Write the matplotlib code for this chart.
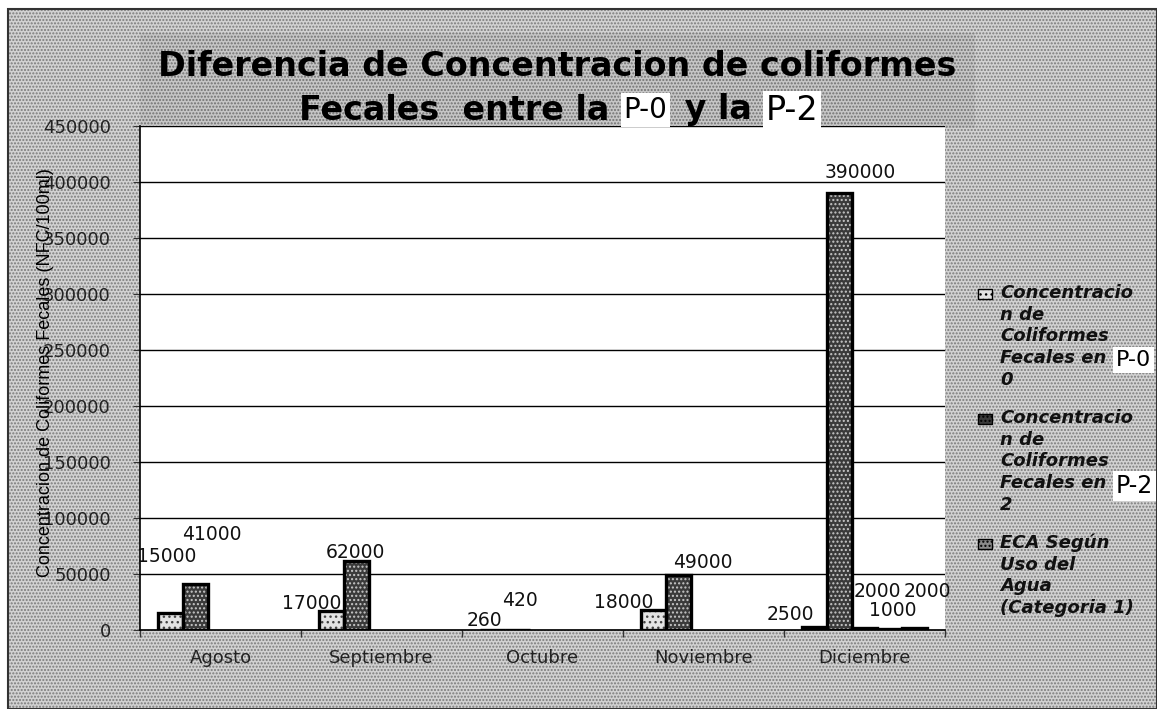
import matplotlib
matplotlib.use("Agg")
import matplotlib.pyplot as plt
from matplotlib.patches import Rectangle
import numpy as np

W, H = 1157, 709

# datos
meses = ["Agosto", "Septiembre", "Octubre", "Noviembre", "Diciembre"]
p0 = [15000, 17000, 260, 18000, 2500]
p2 = [41000, 62000, 420, 49000, 390000]
eca_a = [np.nan, np.nan, np.nan, np.nan, 2000]
eca_b = [np.nan, np.nan, np.nan, np.nan, 1000]
eca_c = [np.nan, np.nan, np.nan, np.nan, 2000]
yticks = list(range(0, 450001, 50000))

titulo1 = "Diferencia de Concentracion de coliformes"
titulo2 = ["Fecales  entre la ", "P-0", " y la ", "P-2"]
ylabel = "Concentracion de Coliformes Fecales (NFC/100ml)"
leyenda = [["Concentracio", "n de", "Coliformes", "Fecales en", "0"],
           ["Concentracio", "n de", "Coliformes", "Fecales en", "2"],
           ["ECA Según", "Uso del", "Agua", "(Categoria 1)"]]

# desplazamiento de las etiquetas (pixeles) respecto a la parte alta de la barra
off_p0 = [(-4, 57), (-20, 7), (-8, 9), (-30, 7), (-24, 13)]
off_p2 = [(16, 50), (-1, 8), (2, 29), (24, 13), (21, 21)]
off_eca = [(13, 36), (3, 18), (13, 36)]


def px(x, y):
    return x / W, 1 - y / H


fig = plt.figure(figsize=(W / 100, H / 100), dpi=100)
fig.patch.set_facecolor("white")

# fondo punteado del area del grafico
fig.patches.append(Rectangle(px(8, H), (W - 8) / W, (H - 9) / H, transform=fig.transFigure,
                             facecolor="#d2d2d2", edgecolor="#7a7a7a", hatch=".....",
                             linewidth=0, zorder=-10))
fig.patches.append(Rectangle(px(8, H), (W - 8) / W, (H - 9) / H, transform=fig.transFigure,
                             fill=False, edgecolor="#333333", linewidth=1.5, zorder=-9))
fig.patches.append(Rectangle(px(140, 128), 835 / W, 95 / H, transform=fig.transFigure,
                             facecolor="#c6c6c6", edgecolor="#707070", hatch=".....",
                             linewidth=0, zorder=-8))

ax = fig.add_axes([140 / W, (H - 630) / H, 805 / W, 504 / H])
ax.set_facecolor("white")

x = np.arange(len(meses))
bw = 0.155


def barras(vals, pos, face, hatch, hcol):
    ax.bar(x + pos * bw, vals, bw, color=face, hatch=hatch, edgecolor=hcol,
           linewidth=0, zorder=3)
    return ax.bar(x + pos * bw, vals, bw, fill=False, edgecolor="black",
                  linewidth=2.4, zorder=4)


barras(p0, -2, "#e4e4e4", "...", "#444444")
barras(p2, -1, "#3a3a3a", "....", "#c8c8c8")
barras(eca_a, 0, "#8a8a8a", "....", "#222222")
barras(eca_b, 1, "#8a8a8a", "....", "#222222")
barras(eca_c, 2, "#8a8a8a", "....", "#222222")


def etiquetas(vals, pos, offs):
    for i, v in enumerate(vals):
        if np.isnan(v):
            continue
        dx, dy = offs[i]
        ax.annotate(f"{v:g}", xy=(i + pos * bw, v), xytext=(dx, dy),
                    textcoords="offset pixels", ha="center", va="center",
                    fontsize=13.5, color="#111111", zorder=6)


etiquetas(p0, -2, off_p0)
etiquetas(p2, -1, off_p2)
for serie, pos, off in zip([eca_a, eca_b, eca_c], [0, 1, 2], off_eca):
    vals = [np.nan] * 4 + [serie[4]]
    etiquetas(np.array(vals, dtype=float), pos, [None] * 4 + [off])

ax.set_xlim(-0.5, len(meses) - 0.5)
ax.set_ylim(0, 450000)
ax.set_yticks(yticks)
ax.set_yticklabels([str(v) for v in yticks], fontsize=13, color="#222222")
ax.yaxis.grid(True, color="black", linewidth=1, zorder=0)
ax.set_xticks(x)
ax.set_xticklabels(meses, fontsize=13, color="#222222")
ax.set_xticks(np.arange(-0.5, len(meses)), minor=True)
ax.tick_params(axis="x", which="major", length=0, pad=14)
ax.tick_params(axis="x", which="minor", length=5, width=1, color="#333333")
ax.tick_params(axis="y", length=5, direction="out", pad=16, color="#333333")
for s in ["top", "right"]:
    ax.spines[s].set_visible(False)
ax.spines["left"].set_linewidth(1.2)
ax.spines["bottom"].set_linewidth(1.2)

fig.text(*px(46, 373), ylabel, rotation=90, ha="center", va="center",
         family=["Liberation Sans Narrow", "Liberation Sans", "DejaVu Sans"], fontsize=13)

# titulo
fig.text(*px(557, 66), titulo1, ha="center", va="center", fontsize=24,
         fontweight="bold", color="black")
fig.canvas.draw()
rend = fig.canvas.get_renderer()
piezas = []
for j, parte in enumerate(titulo2):
    caja = parte.startswith("P-")
    t = fig.text(0, 0, parte, ha="left", va="center",
                 fontsize=(20 if j == 1 else 24) if caja else 24,
                 fontweight="normal" if caja else "bold",
                 bbox=dict(facecolor="white", edgecolor="none", pad=2) if caja else None)
    piezas.append((t, t.get_window_extent(rend).width + (6 if caja else 2)))
total = sum(w for _, w in piezas)
xcur = 562 - total / 2
for t, w in piezas:
    t.set_position(px(xcur, 110))
    xcur += w

# leyenda
inicio = [293, 418, 543]
colores = [("#e4e4e4", "..."), ("#3a3a3a", "...."), ("#8a8a8a", "....")]
for k, lineas in enumerate(leyenda):
    y0 = inicio[k]
    fig.patches.append(Rectangle(px(978, y0 + 6), 14 / W, 10 / H, transform=fig.transFigure,
                                 facecolor=colores[k][0], edgecolor="black",
                                 hatch=colores[k][1], linewidth=1))
    for i, linea in enumerate(lineas):
        fig.text(*px(1000, y0 + i * 21.7), linea, ha="left", va="center",
                 fontsize=13, fontstyle="italic", fontweight="bold", color="#111111")
fig.text(*px(1116, 360), "P-0", ha="left", va="center", fontsize=16,
         bbox=dict(facecolor="white", edgecolor="none", pad=2))
fig.text(*px(1116, 486), "P-2", ha="left", va="center", fontsize=17,
         bbox=dict(facecolor="white", edgecolor="none", pad=2))

fig.savefig("out.png", dpi=100)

========================================================================

PROBLEM TO WORK ON: Reproduce the material above verbatim; omit every picture.

TASK ANSWER:
Write the matplotlib code for this chart.
import matplotlib
matplotlib.use("Agg")
import matplotlib.pyplot as plt
from matplotlib.patches import Rectangle
import numpy as np

W, H = 1157, 709

# datos
meses = ["Agosto", "Septiembre", "Octubre", "Noviembre", "Diciembre"]
p0 = [15000, 17000, 260, 18000, 2500]
p2 = [41000, 62000, 420, 49000, 390000]
eca_a = [np.nan, np.nan, np.nan, np.nan, 2000]
eca_b = [np.nan, np.nan, np.nan, np.nan, 1000]
eca_c = [np.nan, np.nan, np.nan, np.nan, 2000]
yticks = list(range(0, 450001, 50000))

titulo1 = "Diferencia de Concentracion de coliformes"
titulo2 = ["Fecales  entre la ", "P-0", " y la ", "P-2"]
ylabel = "Concentracion de Coliformes Fecales (NFC/100ml)"
leyenda = [["Concentracio", "n de", "Coliformes", "Fecales en", "0"],
           ["Concentracio", "n de", "Coliformes", "Fecales en", "2"],
           ["ECA Según", "Uso del", "Agua", "(Categoria 1)"]]

# desplazamiento de las etiquetas (pixeles) respecto a la parte alta de la barra
off_p0 = [(-4, 57), (-20, 7), (-8, 9), (-30, 7), (-24, 13)]
off_p2 = [(16, 50), (-1, 8), (2, 29), (24, 13), (21, 21)]
off_eca = [(13, 36), (3, 18), (13, 36)]


def px(x, y):
    return x / W, 1 - y / H


fig = plt.figure(figsize=(W / 100, H / 100), dpi=100)
fig.patch.set_facecolor("white")

# fondo punteado del area del grafico
fig.patches.append(Rectangle(px(8, H), (W - 8) / W, (H - 9) / H, transform=fig.transFigure,
                             facecolor="#d2d2d2", edgecolor="#7a7a7a", hatch=".....",
                             linewidth=0, zorder=-10))
fig.patches.append(Rectangle(px(8, H), (W - 8) / W, (H - 9) / H, transform=fig.transFigure,
                             fill=False, edgecolor="#333333", linewidth=1.5, zorder=-9))
fig.patches.append(Rectangle(px(140, 128), 835 / W, 95 / H, transform=fig.transFigure,
                             facecolor="#c6c6c6", edgecolor="#707070", hatch=".....",
                             linewidth=0, zorder=-8))

ax = fig.add_axes([140 / W, (H - 630) / H, 805 / W, 504 / H])
ax.set_facecolor("white")

x = np.arange(len(meses))
bw = 0.155


def barras(vals, pos, face, hatch, hcol):
    ax.bar(x + pos * bw, vals, bw, color=face, hatch=hatch, edgecolor=hcol,
           linewidth=0, zorder=3)
    return ax.bar(x + pos * bw, vals, bw, fill=False, edgecolor="black",
                  linewidth=2.4, zorder=4)


barras(p0, -2, "#e4e4e4", "...", "#444444")
barras(p2, -1, "#3a3a3a", "....", "#c8c8c8")
barras(eca_a, 0, "#8a8a8a", "....", "#222222")
barras(eca_b, 1, "#8a8a8a", "....", "#222222")
barras(eca_c, 2, "#8a8a8a", "....", "#222222")


def etiquetas(vals, pos, offs):
    for i, v in enumerate(vals):
        if np.isnan(v):
            continue
        dx, dy = offs[i]
        ax.annotate(f"{v:g}", xy=(i + pos * bw, v), xytext=(dx, dy),
                    textcoords="offset pixels", ha="center", va="center",
                    fontsize=13.5, color="#111111", zorder=6)


etiquetas(p0, -2, off_p0)
etiquetas(p2, -1, off_p2)
for serie, pos, off in zip([eca_a, eca_b, eca_c], [0, 1, 2], off_eca):
    vals = [np.nan] * 4 + [serie[4]]
    etiquetas(np.array(vals, dtype=float), pos, [None] * 4 + [off])

ax.set_xlim(-0.5, len(meses) - 0.5)
ax.set_ylim(0, 450000)
ax.set_yticks(yticks)
ax.set_yticklabels([str(v) for v in yticks], fontsize=13, color="#222222")
ax.yaxis.grid(True, color="black", linewidth=1, zorder=0)
ax.set_xticks(x)
ax.set_xticklabels(meses, fontsize=13, color="#222222")
ax.set_xticks(np.arange(-0.5, len(meses)), minor=True)
ax.tick_params(axis="x", which="major", length=0, pad=14)
ax.tick_params(axis="x", which="minor", length=5, width=1, color="#333333")
ax.tick_params(axis="y", length=5, direction="out", pad=16, color="#333333")
for s in ["top", "right"]:
    ax.spines[s].set_visible(False)
ax.spines["left"].set_linewidth(1.2)
ax.spines["bottom"].set_linewidth(1.2)

fig.text(*px(46, 373), ylabel, rotation=90, ha="center", va="center",
         family=["Liberation Sans Narrow", "Liberation Sans", "DejaVu Sans"], fontsize=13)

# titulo
fig.text(*px(557, 66), titulo1, ha="center", va="center", fontsize=24,
         fontweight="bold", color="black")
fig.canvas.draw()
rend = fig.canvas.get_renderer()
piezas = []
for j, parte in enumerate(titulo2):
    caja = parte.startswith("P-")
    t = fig.text(0, 0, parte, ha="left", va="center",
                 fontsize=(20 if j == 1 else 24) if caja else 24,
                 fontweight="normal" if caja else "bold",
                 bbox=dict(facecolor="white", edgecolor="none", pad=2) if caja else None)
    piezas.append((t, t.get_window_extent(rend).width + (6 if caja else 2)))
total = sum(w for _, w in piezas)
xcur = 562 - total / 2
for t, w in piezas:
    t.set_position(px(xcur, 110))
    xcur += w

# leyenda
inicio = [293, 418, 543]
colores = [("#e4e4e4", "..."), ("#3a3a3a", "...."), ("#8a8a8a", "....")]
for k, lineas in enumerate(leyenda):
    y0 = inicio[k]
    fig.patches.append(Rectangle(px(978, y0 + 6), 14 / W, 10 / H, transform=fig.transFigure,
                                 facecolor=colores[k][0], edgecolor="black",
                                 hatch=colores[k][1], linewidth=1))
    for i, linea in enumerate(lineas):
        fig.text(*px(1000, y0 + i * 21.7), linea, ha="left", va="center",
                 fontsize=13, fontstyle="italic", fontweight="bold", color="#111111")
fig.text(*px(1116, 360), "P-0", ha="left", va="center", fontsize=16,
         bbox=dict(facecolor="white", edgecolor="none", pad=2))
fig.text(*px(1116, 486), "P-2", ha="left", va="center", fontsize=17,
         bbox=dict(facecolor="white", edgecolor="none", pad=2))

fig.savefig("out.png", dpi=100)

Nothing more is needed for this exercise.